[Entries with chart source code]
=-=-=

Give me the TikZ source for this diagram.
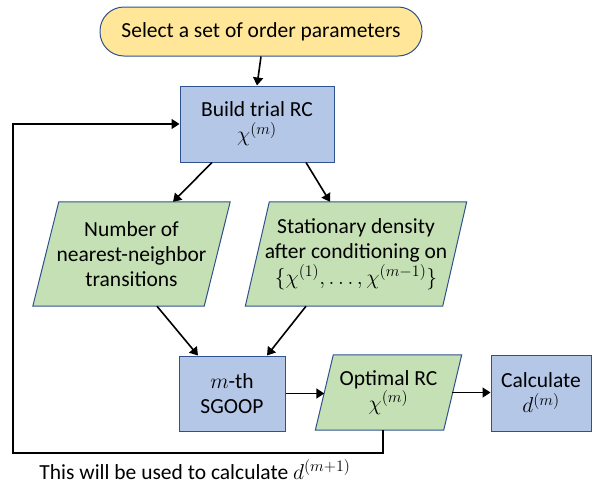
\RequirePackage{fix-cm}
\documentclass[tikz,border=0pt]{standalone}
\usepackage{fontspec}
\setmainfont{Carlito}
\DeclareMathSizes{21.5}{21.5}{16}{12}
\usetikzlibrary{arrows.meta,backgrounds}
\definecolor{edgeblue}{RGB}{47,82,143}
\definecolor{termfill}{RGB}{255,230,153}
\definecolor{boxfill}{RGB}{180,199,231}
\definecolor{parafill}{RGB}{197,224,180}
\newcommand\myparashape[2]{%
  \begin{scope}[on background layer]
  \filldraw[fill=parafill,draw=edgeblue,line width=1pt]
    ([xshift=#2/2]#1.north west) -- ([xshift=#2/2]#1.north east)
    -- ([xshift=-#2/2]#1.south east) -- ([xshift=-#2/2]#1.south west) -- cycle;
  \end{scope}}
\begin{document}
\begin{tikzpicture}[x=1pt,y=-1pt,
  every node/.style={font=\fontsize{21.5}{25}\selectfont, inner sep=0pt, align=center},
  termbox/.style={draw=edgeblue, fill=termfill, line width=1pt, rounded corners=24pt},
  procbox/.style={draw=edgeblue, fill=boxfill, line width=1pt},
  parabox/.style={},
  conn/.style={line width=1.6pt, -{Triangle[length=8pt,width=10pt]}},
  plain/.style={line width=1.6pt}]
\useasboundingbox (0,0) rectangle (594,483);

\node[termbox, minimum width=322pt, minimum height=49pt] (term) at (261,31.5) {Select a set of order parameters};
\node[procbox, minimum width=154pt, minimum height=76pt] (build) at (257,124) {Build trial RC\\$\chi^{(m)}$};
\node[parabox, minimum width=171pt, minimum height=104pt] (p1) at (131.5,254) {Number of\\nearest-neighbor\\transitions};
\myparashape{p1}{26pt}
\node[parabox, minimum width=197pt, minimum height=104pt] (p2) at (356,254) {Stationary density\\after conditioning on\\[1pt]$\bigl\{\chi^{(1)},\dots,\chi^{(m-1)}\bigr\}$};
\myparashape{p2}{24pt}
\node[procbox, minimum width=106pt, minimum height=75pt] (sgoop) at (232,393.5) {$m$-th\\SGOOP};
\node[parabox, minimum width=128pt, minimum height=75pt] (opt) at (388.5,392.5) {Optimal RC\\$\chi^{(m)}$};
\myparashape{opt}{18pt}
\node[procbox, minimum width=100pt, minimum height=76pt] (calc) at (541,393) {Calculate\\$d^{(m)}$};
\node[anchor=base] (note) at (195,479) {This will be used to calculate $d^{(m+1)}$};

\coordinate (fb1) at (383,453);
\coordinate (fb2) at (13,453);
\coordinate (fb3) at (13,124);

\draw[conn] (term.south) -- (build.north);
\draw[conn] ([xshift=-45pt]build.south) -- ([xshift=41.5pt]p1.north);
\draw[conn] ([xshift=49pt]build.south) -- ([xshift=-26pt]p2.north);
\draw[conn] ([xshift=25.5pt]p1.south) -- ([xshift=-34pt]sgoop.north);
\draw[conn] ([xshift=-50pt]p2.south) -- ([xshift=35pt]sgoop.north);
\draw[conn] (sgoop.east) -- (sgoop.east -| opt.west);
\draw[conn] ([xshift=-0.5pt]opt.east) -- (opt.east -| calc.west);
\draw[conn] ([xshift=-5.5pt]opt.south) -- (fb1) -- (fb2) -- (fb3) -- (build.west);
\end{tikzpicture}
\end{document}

=-=-=

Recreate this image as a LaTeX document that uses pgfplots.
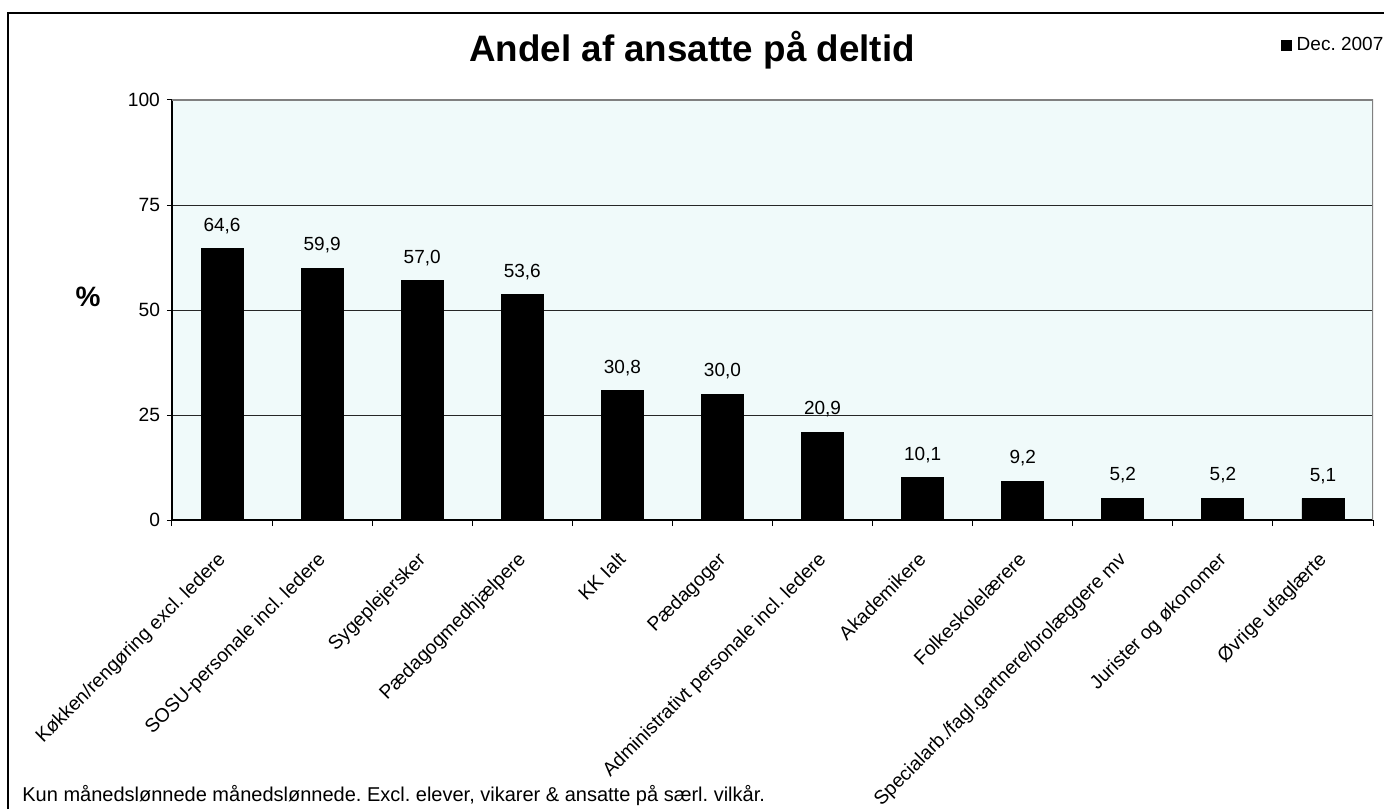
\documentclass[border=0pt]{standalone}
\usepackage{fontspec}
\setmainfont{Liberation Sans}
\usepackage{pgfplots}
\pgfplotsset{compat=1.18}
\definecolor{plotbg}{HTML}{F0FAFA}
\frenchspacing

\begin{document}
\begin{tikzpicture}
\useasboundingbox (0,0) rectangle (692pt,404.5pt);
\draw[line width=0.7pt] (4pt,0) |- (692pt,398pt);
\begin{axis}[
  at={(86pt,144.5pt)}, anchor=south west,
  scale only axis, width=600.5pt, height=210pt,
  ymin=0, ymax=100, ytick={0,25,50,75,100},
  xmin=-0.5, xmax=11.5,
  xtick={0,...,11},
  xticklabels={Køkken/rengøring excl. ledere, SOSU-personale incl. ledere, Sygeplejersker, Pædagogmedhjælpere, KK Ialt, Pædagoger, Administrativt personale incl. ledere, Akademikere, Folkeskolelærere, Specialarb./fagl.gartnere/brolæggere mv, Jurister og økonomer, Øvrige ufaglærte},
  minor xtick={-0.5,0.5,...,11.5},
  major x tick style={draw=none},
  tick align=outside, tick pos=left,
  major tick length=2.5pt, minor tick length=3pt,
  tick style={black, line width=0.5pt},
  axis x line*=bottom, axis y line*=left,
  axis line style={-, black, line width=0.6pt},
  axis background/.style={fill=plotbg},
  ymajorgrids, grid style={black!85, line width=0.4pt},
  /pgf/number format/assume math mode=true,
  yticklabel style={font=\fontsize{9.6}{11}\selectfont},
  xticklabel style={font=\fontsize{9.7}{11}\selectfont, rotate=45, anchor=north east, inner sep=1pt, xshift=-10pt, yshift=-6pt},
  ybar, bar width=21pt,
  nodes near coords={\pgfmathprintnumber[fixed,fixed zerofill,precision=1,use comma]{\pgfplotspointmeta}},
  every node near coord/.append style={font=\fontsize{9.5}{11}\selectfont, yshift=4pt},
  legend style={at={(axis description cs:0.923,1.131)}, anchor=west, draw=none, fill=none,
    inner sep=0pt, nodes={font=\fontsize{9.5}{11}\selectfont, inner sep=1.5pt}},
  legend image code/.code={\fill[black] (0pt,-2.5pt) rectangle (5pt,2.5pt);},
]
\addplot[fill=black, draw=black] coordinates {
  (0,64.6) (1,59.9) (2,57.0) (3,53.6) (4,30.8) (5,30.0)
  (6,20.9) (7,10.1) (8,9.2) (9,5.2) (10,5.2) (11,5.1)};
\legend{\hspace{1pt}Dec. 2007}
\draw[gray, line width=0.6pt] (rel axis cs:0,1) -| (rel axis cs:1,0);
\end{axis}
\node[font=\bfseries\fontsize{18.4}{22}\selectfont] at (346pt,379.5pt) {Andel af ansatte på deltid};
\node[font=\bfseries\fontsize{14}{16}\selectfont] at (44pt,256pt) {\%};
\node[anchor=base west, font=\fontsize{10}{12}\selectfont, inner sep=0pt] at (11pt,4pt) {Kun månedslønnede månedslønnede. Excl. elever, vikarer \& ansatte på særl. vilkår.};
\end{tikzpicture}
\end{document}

=-=-=

* WRITTEN EXERCISE
From the listing above, repeat only the lines between the line containing "Give me the TikZ source for this diagram." and the line containing "(0,0) rectangle (594,483);", those two included. Pictures are not part of the copy.

* FULL ANSWER
Give me the TikZ source for this diagram.
\RequirePackage{fix-cm}
\documentclass[tikz,border=0pt]{standalone}
\usepackage{fontspec}
\setmainfont{Carlito}
\DeclareMathSizes{21.5}{21.5}{16}{12}
\usetikzlibrary{arrows.meta,backgrounds}
\definecolor{edgeblue}{RGB}{47,82,143}
\definecolor{termfill}{RGB}{255,230,153}
\definecolor{boxfill}{RGB}{180,199,231}
\definecolor{parafill}{RGB}{197,224,180}
\newcommand\myparashape[2]{%
  \begin{scope}[on background layer]
  \filldraw[fill=parafill,draw=edgeblue,line width=1pt]
    ([xshift=#2/2]#1.north west) -- ([xshift=#2/2]#1.north east)
    -- ([xshift=-#2/2]#1.south east) -- ([xshift=-#2/2]#1.south west) -- cycle;
  \end{scope}}
\begin{document}
\begin{tikzpicture}[x=1pt,y=-1pt,
  every node/.style={font=\fontsize{21.5}{25}\selectfont, inner sep=0pt, align=center},
  termbox/.style={draw=edgeblue, fill=termfill, line width=1pt, rounded corners=24pt},
  procbox/.style={draw=edgeblue, fill=boxfill, line width=1pt},
  parabox/.style={},
  conn/.style={line width=1.6pt, -{Triangle[length=8pt,width=10pt]}},
  plain/.style={line width=1.6pt}]
\useasboundingbox (0,0) rectangle (594,483);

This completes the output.